Together, these tweaks have produced a reasonably stable experience for me, but I don’t think it’s fair to expect players to suffer through repeated crashes until they can settle on a magic combination of graphics settings that will allow them to play an entire mission uninterrupted. Fatshark has said this is an area it’s working on, and the studio has improved Darktide’s performance and stability substantially since the beginning of the beta, but after nearly a week of playing with the release build, it’s still not where it needs to be.

Warhammer 40k Darktide reivew: An ogryn stabs a horned poxwalker, sending a shower of bile and blood across the screen

That’s disappointing, because absent those tech issues, Darktide is hands-down the best way I’ve found to get a true sense of what Warhammer 40,000 is all about. The environments themselves tell countless stories, from the layers of enamel paint on the industrial pipes to the corrugated metal shantytowns of Tertium’s outer surface. If you’ve ever wanted to fire a bolter or rev a chainsword, there simply isn’t a better way to do that right now. Darktide breathes life into Warhammer 40k that it’s never had before, and that’s an impressive achievement after decades of miniatures, videogames, novels, and more.

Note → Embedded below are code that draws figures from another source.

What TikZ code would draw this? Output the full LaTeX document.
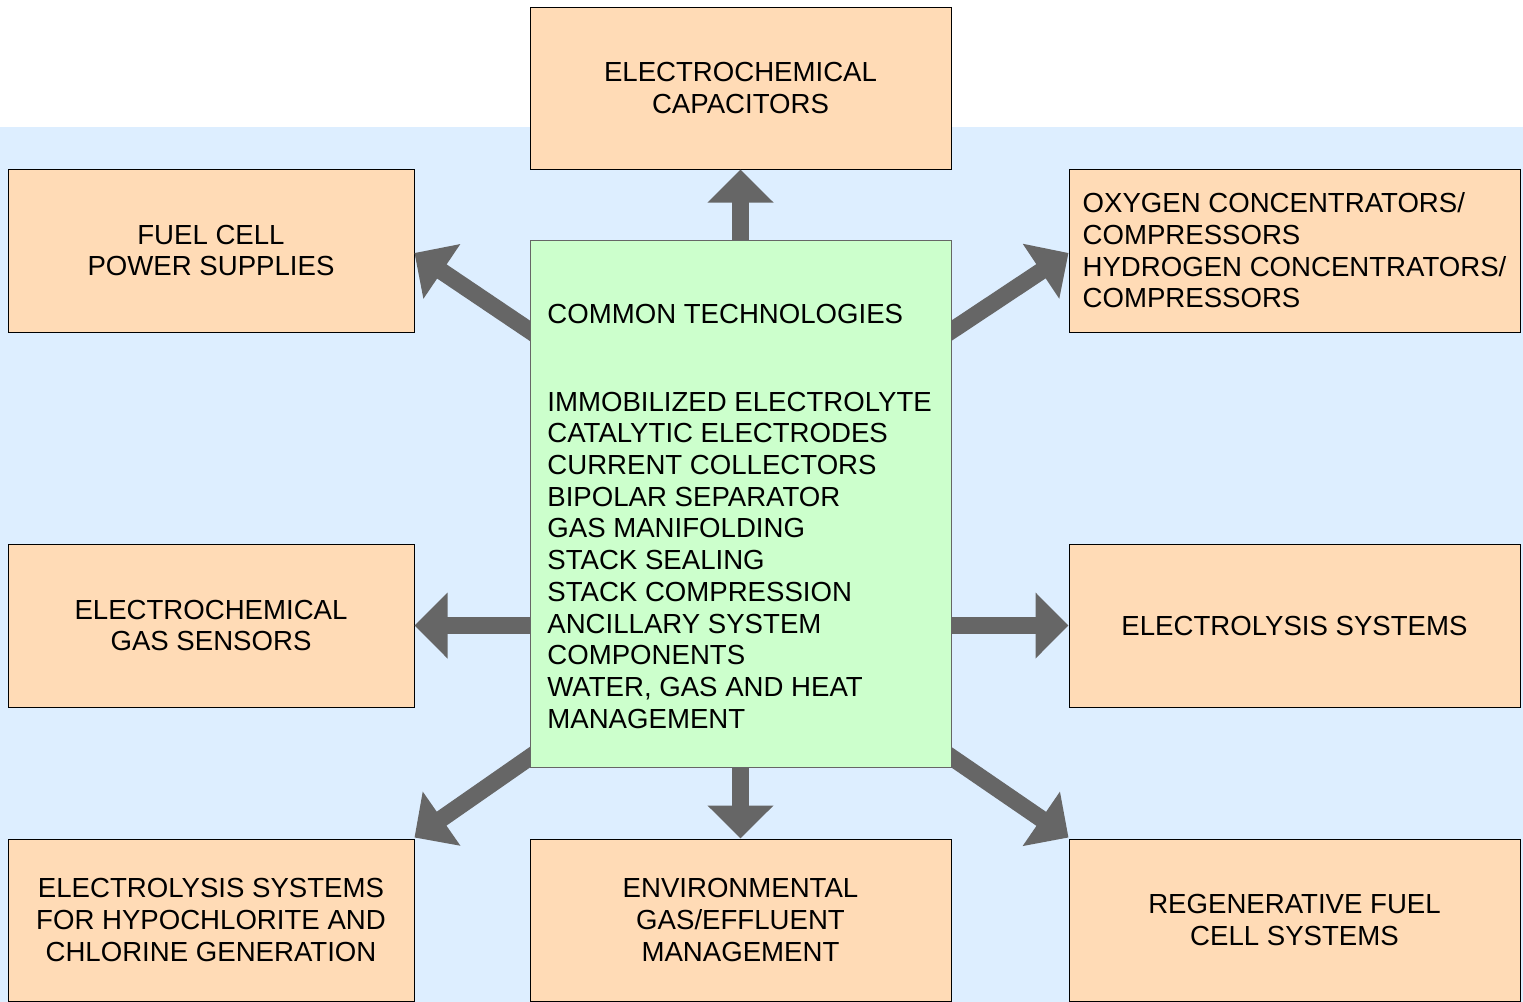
\documentclass[tikz,border=0pt]{standalone}
\usepackage{fontspec}
\setmainfont{Liberation Sans}
\usetikzlibrary{arrows.meta,calc}
\definecolor{bgblue}{HTML}{DDEEFF}
\definecolor{peach}{HTML}{FFDBB6}
\definecolor{mint}{HTML}{CCFFCC}
\definecolor{arrowgray}{HTML}{666666}
\begin{document}
\begin{tikzpicture}[x=0.5pt,y=-0.5pt,
  txt/.style={font=\fontsize{13.8}{15.85}\selectfont},
  box/.style={txt,draw=black,line width=0.5pt,fill=peach,inner sep=0pt,align=center},
  lbox/.style={box,minimum width=203pt,minimum height=81.5pt},
  mbox/.style={box,minimum width=210.5pt,minimum height=81pt},
  rbox/.style={box,minimum width=225.5pt,minimum height=81.5pt},
  bigarrow/.style={draw=arrowgray,line width=8.5pt,-{Triangle[width=32pt,length=16.5pt]}}
]
\useasboundingbox (0,0) rectangle (1523,1002);
\fill[bgblue] (0,127) rectangle (1523,1002);

\node[mbox] (cap) at (740.5,88) {ELECTROCHEMICAL\\CAPACITORS};
\node[lbox] (fuel) at (211,250.5) {FUEL CELL\\POWER SUPPLIES};
\node[rbox,align=left] (oxy) at (1294.5,250.5) {OXYGEN CONCENTRATORS/\\COMPRESSORS\\HYDROGEN CONCENTRATORS/\\COMPRESSORS};
\node[lbox] (gas) at (211,625.5) {ELECTROCHEMICAL\\GAS SENSORS};
\node[rbox] (elec) at (1294.5,625.5) {ELECTROLYSIS SYSTEMS};
\node[lbox,minimum height=81pt] (hypo) at (211,920) {ELECTROLYSIS SYSTEMS\\FOR HYPOCHLORITE AND\\CHLORINE GENERATION};
\node[mbox] (env) at (740.5,920) {ENVIRONMENTAL\\GAS/EFFLUENT\\MANAGEMENT};
\node[rbox,minimum height=81pt] (regen) at (1294.5,920) {REGENERATIVE FUEL\\CELL SYSTEMS};

% centre box placeholder for anchors
\path (740.5,503.5) node[minimum width=210.5pt,minimum height=263.5pt,inner sep=0pt] (core) {};

% arrows (drawn beneath the centre box)
\draw[bigarrow] ($(core.north)+(0,20)$) -- (cap.south);
\draw[bigarrow] ($(core.south)+(0,-20)$) -- (env.north);
\draw[bigarrow] ($(gas.east -| core.west)+(20,0)$) -- (gas.east);
\draw[bigarrow] ($(elec.west -| core.east)+(-20,0)$) -- (elec.west);
\draw[bigarrow] ($(core.north west)+(17.4,102.7)$) -- ($(fuel.east)+(0,2.5)$);
\draw[bigarrow] ($(core.north east)+(-17.4,102.7)$) -- ($(oxy.west)+(0,2.5)$);
\draw[bigarrow] ($(core.south west)+(17.4,-22.1)$) -- ($(hypo.north east)+(0,-1)$);
\draw[bigarrow] ($(core.south east)+(-17.4,-22.1)$) -- ($(regen.north west)+(0,-1)$);

\node[draw=arrowgray,line width=0.5pt,fill=mint,minimum width=210.5pt,minimum height=263.5pt,inner sep=0pt] (green) at (core) {};
\node[txt,align=left,anchor=north west,inner sep=0pt] (ctext) at (547,303.5)
 {COMMON TECHNOLOGIES\\[28.15pt]IMMOBILIZED ELECTROLYTE\\CATALYTIC ELECTRODES\\CURRENT COLLECTORS\\BIPOLAR SEPARATOR\\GAS MANIFOLDING\\STACK SEALING\\STACK COMPRESSION\\ANCILLARY SYSTEM\\COMPONENTS\\WATER, GAS AND HEAT\\MANAGEMENT};
\end{tikzpicture}
\end{document}
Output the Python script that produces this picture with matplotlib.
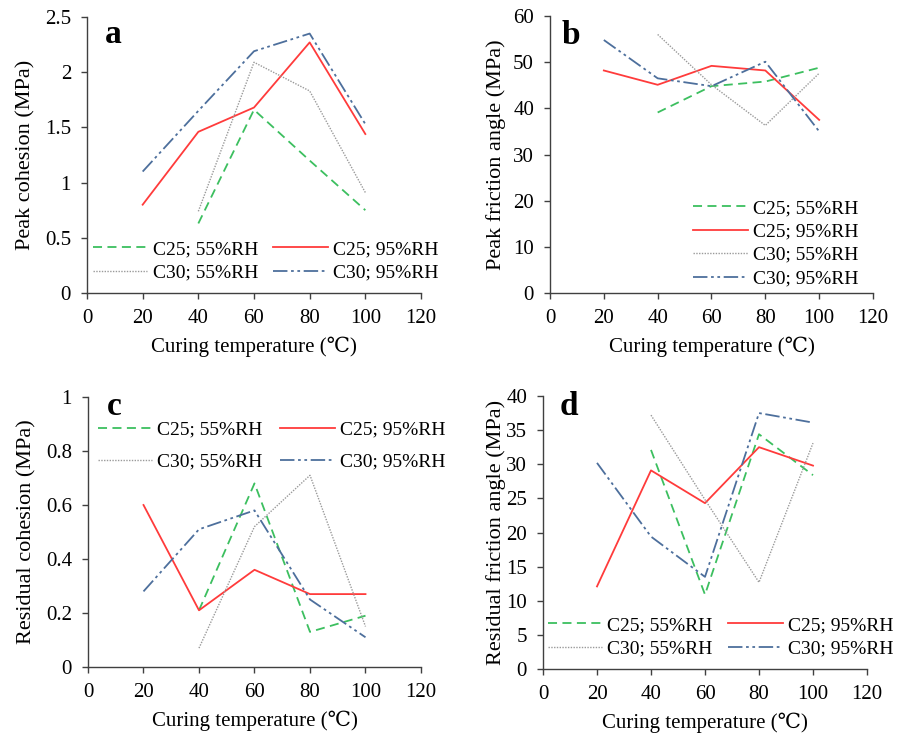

That puts me in an awkward position: I think Darktide is great, and I’ve had a blast playing it, but it’s difficult to recommend right now due to its severe optimisation and stability issues that are problematic even on a relatively powerful gaming PC. If you’re ready to spend time fussing with graphics menus and tweaking settings, you’re likely to eventually find a configuration that works for you, but the wisest course right now may be to wait.